▶ WHAT YOU SHOULD DO
Please return nothing but the lines between the line holding "Reproduce this diagram with TikZ." and the line holding "(0,0) rectangle (639,678);", both ends included, without the pictures.

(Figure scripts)
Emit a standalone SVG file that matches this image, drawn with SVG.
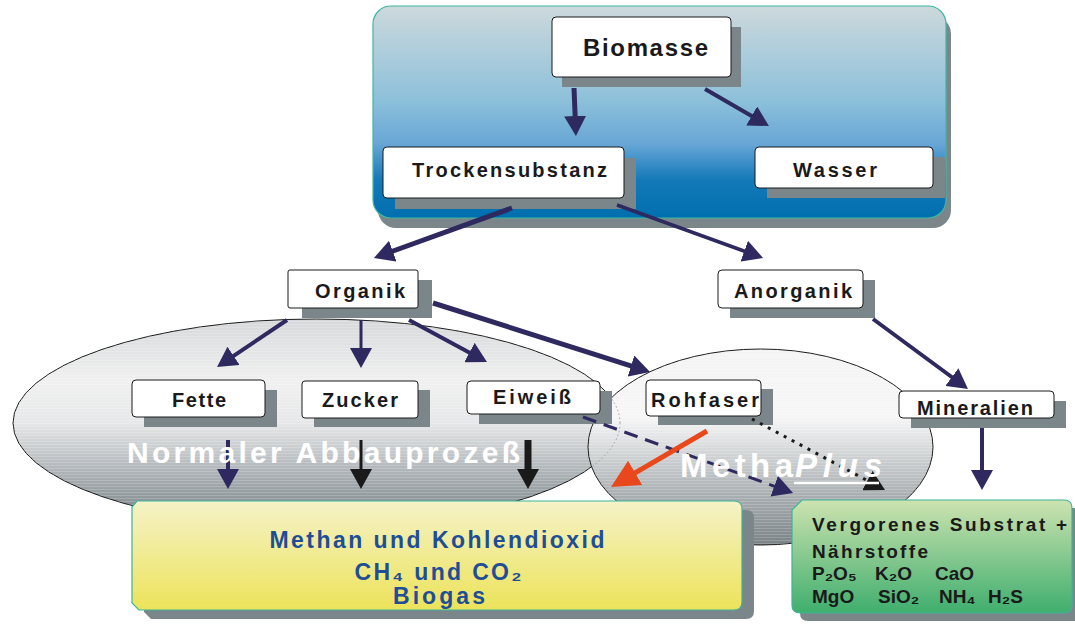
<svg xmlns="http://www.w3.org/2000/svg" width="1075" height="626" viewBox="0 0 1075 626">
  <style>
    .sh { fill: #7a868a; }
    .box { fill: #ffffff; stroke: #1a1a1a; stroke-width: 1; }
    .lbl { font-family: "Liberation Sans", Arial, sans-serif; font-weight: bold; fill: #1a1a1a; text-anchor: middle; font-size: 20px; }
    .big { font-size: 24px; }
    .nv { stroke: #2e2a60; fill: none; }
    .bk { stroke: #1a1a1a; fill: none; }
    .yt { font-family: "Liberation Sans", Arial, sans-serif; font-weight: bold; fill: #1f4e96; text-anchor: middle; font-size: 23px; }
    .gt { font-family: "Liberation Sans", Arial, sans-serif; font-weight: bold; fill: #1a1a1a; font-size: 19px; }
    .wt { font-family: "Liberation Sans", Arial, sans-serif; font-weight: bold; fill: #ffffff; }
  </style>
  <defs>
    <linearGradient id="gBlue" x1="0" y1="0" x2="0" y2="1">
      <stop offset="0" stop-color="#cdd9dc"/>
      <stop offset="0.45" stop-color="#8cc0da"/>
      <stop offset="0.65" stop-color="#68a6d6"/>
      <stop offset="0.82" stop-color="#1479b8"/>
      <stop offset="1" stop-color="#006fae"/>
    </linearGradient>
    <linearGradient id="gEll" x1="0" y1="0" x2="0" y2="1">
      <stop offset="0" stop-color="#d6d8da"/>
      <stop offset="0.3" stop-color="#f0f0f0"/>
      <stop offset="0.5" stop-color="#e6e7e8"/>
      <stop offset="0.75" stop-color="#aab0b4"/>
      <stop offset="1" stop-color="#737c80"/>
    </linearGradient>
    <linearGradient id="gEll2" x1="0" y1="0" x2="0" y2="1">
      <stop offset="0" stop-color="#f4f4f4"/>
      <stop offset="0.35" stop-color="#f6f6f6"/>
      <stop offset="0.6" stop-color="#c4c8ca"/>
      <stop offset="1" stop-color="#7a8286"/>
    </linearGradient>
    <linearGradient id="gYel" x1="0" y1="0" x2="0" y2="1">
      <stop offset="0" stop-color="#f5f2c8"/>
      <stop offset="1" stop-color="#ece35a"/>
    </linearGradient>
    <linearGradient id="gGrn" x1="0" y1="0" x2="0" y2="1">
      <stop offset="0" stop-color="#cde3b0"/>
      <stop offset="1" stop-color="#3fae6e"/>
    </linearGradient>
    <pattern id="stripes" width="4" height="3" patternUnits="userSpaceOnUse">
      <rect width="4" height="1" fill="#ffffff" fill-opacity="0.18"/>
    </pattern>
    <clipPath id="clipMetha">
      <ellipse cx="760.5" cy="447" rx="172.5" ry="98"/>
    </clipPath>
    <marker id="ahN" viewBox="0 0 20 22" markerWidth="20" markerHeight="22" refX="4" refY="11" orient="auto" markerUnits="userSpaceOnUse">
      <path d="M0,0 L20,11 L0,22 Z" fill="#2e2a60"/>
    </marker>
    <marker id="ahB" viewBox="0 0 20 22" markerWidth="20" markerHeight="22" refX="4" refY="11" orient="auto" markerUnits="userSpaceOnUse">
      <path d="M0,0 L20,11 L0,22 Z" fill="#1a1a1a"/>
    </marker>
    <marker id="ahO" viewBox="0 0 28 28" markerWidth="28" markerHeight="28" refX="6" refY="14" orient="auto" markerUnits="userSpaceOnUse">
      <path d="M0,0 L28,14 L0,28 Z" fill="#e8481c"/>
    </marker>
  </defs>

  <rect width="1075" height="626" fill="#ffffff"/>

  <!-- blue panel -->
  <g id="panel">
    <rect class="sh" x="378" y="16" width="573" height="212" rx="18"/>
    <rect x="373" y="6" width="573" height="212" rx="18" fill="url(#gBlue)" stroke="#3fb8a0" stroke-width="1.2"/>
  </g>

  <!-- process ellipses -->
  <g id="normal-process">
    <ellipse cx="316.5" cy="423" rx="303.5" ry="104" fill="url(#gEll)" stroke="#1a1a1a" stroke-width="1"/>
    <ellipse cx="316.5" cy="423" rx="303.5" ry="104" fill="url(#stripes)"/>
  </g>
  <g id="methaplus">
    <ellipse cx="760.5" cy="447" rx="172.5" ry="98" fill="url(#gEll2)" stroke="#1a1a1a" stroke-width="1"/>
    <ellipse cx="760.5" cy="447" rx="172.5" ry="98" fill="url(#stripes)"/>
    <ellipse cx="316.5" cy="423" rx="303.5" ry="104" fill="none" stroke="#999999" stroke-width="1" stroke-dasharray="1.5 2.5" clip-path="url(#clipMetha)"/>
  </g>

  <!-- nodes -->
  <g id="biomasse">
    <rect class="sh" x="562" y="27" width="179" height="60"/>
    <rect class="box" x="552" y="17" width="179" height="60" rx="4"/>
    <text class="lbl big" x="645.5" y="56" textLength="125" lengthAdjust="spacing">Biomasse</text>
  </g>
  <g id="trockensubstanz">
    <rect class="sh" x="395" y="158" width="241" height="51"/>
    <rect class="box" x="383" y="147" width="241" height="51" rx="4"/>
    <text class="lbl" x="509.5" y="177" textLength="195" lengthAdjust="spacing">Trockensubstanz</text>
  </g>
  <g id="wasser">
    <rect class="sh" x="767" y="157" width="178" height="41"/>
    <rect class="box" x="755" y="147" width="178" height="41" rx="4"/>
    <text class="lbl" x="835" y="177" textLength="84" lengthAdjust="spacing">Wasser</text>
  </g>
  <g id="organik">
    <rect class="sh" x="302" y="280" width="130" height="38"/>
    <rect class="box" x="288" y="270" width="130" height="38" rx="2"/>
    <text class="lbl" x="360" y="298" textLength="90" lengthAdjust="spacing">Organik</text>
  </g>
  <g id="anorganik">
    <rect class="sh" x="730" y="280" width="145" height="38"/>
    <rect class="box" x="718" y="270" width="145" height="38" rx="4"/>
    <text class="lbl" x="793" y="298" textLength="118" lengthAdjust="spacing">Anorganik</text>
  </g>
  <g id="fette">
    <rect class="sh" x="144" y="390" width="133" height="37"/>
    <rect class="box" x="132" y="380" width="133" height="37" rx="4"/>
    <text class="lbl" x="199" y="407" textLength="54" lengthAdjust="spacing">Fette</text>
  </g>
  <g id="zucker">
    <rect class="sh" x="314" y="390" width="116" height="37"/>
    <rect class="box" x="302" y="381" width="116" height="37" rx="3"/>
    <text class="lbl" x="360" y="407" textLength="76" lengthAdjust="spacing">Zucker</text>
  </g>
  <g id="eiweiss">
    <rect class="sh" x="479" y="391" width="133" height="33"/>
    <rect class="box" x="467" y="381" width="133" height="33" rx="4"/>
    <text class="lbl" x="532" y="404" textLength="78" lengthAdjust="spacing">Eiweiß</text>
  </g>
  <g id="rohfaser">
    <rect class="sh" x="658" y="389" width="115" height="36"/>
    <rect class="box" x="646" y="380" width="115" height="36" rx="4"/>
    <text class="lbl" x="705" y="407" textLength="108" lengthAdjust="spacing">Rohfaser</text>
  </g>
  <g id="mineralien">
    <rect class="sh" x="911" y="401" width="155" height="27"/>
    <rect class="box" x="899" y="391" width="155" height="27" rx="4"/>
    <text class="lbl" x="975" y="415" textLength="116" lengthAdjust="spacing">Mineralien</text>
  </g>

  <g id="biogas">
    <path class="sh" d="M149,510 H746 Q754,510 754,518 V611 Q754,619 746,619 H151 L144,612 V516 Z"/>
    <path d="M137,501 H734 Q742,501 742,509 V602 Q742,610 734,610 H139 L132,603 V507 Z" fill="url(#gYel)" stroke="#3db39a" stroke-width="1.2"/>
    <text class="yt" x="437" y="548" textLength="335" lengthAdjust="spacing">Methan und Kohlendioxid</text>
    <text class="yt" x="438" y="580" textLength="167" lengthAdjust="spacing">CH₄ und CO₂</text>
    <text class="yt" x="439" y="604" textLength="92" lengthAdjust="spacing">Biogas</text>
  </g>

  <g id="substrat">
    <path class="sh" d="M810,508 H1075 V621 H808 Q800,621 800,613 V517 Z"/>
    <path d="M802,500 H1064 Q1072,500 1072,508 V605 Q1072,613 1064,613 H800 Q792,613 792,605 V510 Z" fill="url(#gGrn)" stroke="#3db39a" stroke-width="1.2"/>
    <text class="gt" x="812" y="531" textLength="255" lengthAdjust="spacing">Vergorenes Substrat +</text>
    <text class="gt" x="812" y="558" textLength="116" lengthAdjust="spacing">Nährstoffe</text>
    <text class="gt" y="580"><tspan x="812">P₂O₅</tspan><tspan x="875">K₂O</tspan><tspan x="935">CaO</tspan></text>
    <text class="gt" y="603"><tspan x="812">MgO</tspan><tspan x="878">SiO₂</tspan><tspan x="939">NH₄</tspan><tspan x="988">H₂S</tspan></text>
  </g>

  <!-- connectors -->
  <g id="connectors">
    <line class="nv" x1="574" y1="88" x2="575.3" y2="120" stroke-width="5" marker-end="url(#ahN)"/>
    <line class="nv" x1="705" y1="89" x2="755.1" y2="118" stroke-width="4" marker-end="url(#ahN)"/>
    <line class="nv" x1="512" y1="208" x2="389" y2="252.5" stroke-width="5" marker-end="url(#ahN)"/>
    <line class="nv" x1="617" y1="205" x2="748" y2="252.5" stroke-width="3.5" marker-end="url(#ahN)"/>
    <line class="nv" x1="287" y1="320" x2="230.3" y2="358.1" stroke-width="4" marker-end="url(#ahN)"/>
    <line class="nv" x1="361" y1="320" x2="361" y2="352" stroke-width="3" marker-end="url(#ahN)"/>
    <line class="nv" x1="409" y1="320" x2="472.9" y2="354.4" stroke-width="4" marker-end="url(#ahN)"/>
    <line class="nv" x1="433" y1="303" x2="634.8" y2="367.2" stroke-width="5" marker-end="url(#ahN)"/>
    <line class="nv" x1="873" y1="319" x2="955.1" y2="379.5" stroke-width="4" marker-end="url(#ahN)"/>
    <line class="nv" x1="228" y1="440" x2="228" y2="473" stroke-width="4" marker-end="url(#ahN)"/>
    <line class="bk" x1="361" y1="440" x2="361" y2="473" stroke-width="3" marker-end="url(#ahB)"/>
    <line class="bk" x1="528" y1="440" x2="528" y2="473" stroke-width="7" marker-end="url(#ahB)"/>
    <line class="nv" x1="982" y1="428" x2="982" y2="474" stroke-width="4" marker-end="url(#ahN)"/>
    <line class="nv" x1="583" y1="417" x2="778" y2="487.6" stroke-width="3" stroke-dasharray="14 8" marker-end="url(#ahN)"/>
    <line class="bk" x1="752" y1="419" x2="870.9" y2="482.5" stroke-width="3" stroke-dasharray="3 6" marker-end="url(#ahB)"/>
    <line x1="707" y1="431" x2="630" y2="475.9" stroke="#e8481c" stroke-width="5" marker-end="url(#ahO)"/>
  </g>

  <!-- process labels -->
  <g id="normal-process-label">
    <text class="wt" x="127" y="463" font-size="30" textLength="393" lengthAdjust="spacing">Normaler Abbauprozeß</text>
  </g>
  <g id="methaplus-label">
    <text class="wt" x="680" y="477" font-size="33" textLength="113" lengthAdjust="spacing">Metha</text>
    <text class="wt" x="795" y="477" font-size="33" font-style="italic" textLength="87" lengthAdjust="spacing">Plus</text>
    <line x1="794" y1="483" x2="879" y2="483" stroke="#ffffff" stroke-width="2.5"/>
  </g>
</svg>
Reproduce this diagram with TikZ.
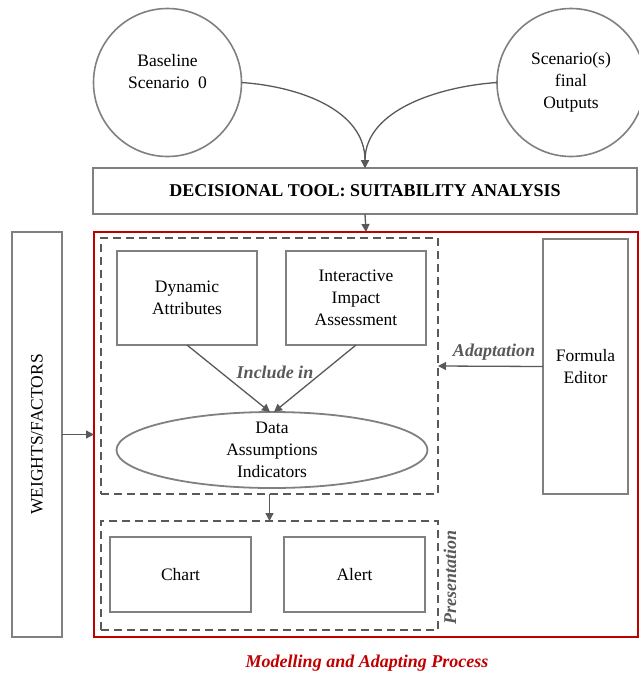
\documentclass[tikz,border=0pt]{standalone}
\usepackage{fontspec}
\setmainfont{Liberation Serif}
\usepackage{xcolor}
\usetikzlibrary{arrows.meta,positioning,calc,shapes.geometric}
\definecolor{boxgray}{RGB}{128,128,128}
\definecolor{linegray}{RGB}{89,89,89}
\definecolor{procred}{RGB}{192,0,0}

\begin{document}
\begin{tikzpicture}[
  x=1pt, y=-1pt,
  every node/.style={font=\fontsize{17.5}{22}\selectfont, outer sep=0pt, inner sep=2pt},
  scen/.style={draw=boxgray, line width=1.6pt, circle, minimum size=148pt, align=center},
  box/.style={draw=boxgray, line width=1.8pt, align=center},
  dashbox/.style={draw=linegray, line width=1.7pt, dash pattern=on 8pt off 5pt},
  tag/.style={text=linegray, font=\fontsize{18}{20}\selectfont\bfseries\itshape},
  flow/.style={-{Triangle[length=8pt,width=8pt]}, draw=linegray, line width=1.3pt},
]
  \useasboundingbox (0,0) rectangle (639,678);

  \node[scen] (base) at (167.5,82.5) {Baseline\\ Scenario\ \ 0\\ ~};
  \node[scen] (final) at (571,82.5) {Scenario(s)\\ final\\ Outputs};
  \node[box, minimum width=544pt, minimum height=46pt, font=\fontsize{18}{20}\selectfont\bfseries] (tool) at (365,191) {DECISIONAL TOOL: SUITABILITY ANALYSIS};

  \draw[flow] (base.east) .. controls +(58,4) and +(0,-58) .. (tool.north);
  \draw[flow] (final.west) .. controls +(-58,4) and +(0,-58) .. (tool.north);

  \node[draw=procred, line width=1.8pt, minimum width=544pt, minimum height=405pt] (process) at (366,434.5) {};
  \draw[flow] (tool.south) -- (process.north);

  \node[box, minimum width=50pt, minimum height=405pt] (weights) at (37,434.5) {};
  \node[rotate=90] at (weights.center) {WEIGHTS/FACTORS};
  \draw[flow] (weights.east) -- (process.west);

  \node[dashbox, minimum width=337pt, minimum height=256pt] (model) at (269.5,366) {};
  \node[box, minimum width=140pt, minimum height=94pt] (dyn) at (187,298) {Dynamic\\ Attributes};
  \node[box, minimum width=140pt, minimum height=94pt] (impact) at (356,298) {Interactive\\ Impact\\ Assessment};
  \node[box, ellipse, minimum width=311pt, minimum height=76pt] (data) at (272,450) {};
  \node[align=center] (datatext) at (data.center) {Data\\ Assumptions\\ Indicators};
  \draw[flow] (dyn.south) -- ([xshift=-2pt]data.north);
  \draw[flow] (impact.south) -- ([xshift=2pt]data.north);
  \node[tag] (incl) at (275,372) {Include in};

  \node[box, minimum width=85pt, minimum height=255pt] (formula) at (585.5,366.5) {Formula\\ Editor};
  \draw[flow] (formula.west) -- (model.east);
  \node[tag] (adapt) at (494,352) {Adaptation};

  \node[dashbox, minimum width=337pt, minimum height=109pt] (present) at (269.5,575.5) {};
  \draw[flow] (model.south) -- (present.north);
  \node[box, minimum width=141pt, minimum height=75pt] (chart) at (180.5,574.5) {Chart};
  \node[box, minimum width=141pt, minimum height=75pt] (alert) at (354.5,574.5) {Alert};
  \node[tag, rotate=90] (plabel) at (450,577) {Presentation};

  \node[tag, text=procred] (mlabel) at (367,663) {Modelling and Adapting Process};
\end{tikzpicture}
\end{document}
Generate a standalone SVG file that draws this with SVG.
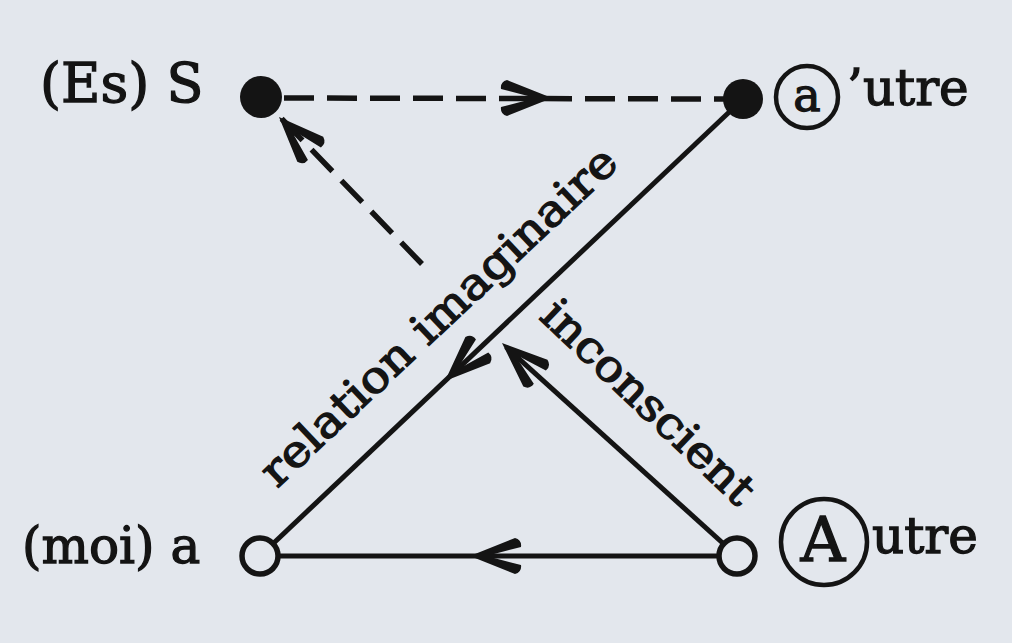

▶ EXERCISE OUTPUT
Reproduce this diagram with TikZ.
\documentclass[tikz,border=0pt]{standalone}
\usepackage{fontspec}
\setmainfont{Liberation Serif}
\usepackage{xcolor}
\usetikzlibrary{arrows.meta,positioning,calc,shapes.geometric}
\definecolor{boxgray}{RGB}{128,128,128}
\definecolor{linegray}{RGB}{89,89,89}
\definecolor{procred}{RGB}{192,0,0}

\begin{document}
\begin{tikzpicture}[
  x=1pt, y=-1pt,
  every node/.style={font=\fontsize{17.5}{22}\selectfont, outer sep=0pt, inner sep=2pt},
  scen/.style={draw=boxgray, line width=1.6pt, circle, minimum size=148pt, align=center},
  box/.style={draw=boxgray, line width=1.8pt, align=center},
  dashbox/.style={draw=linegray, line width=1.7pt, dash pattern=on 8pt off 5pt},
  tag/.style={text=linegray, font=\fontsize{18}{20}\selectfont\bfseries\itshape},
  flow/.style={-{Triangle[length=8pt,width=8pt]}, draw=linegray, line width=1.3pt},
]
  \useasboundingbox (0,0) rectangle (639,678);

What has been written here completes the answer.